The Court granted cert once more in Nestlé U.S.A., Inc. v. Doe (2021), a case in which the defendants were U.S. corporations alleged to have aided and abetting child slavery in Côte d’Ivoire. But the Court resolved this case, like Kiobel, on extraterritoriality grounds. It abandoned the “touch and concern” test and held that general corporate decisionmaking was not sufficient conduct in the United States to rebut the presumption against extraterritoriality.
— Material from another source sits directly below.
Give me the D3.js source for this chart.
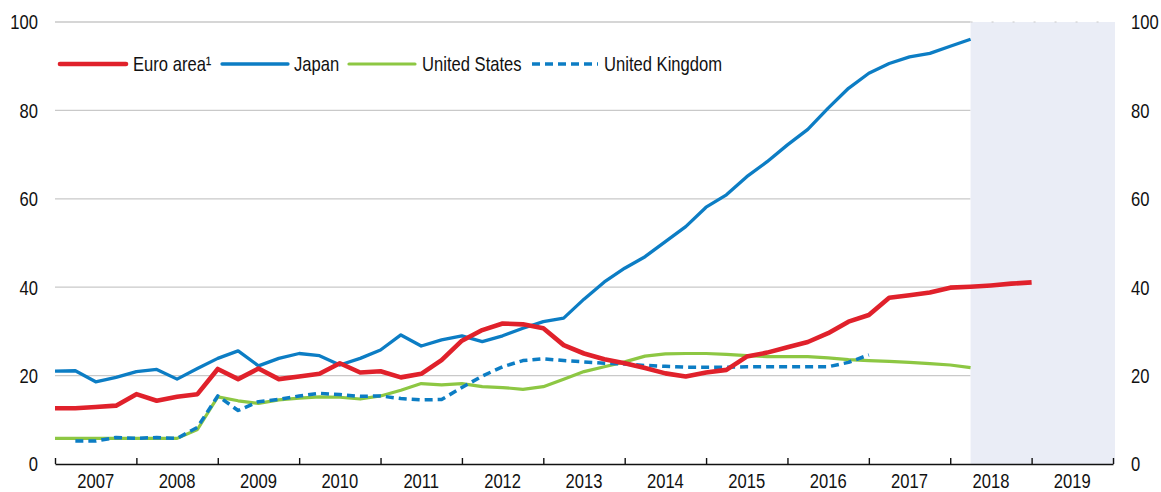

Five Justices in Nestlé expressed the view that the ATS cause of action could apply to corporations. In a concurring opinion, Justice Sotomayor (joined by Justices Breyer and Kagan) wrote that corporations are not immune from suit under the ATS. Justice Gorsuch (joined by Justice Alito) agreed in a separate concurring opinion. But this was a Pyrrhic victory. By requiring substantial conduct in the United States, as I have noted elsewhere, Nestlé appears to foreclose not just most suits against U.S. corporations but also Filartiga-type suits against individuals arising abroad.

Conclusion

The Supreme Court’s decision in Kiobel ten years ago marked an important turning point in ATS litigation. The Court moved from a position of seeming to encourage ATS claims for violations of well-established human rights norms abroad, to a position of opposing them. Although the Court has never overruled Sosa’s decision to recognize an implied cause of action for violations of modern customary international law, it has so limited that cause of action that barely anything remains.

We live today in a post-ATS world. It is possible that Congress might reverse the Supreme Court’s decisions by amending the ATS to apply extraterritorially like the Trafficking Victims Protection Reauthorization Act(TVPRA). But until that happens, plaintiffs bringing human rights litigation will have to depend on the express causes of action that Congress has created with statutes like the TVPRA for trafficking and the TVPA for torture and extrajudicial killing.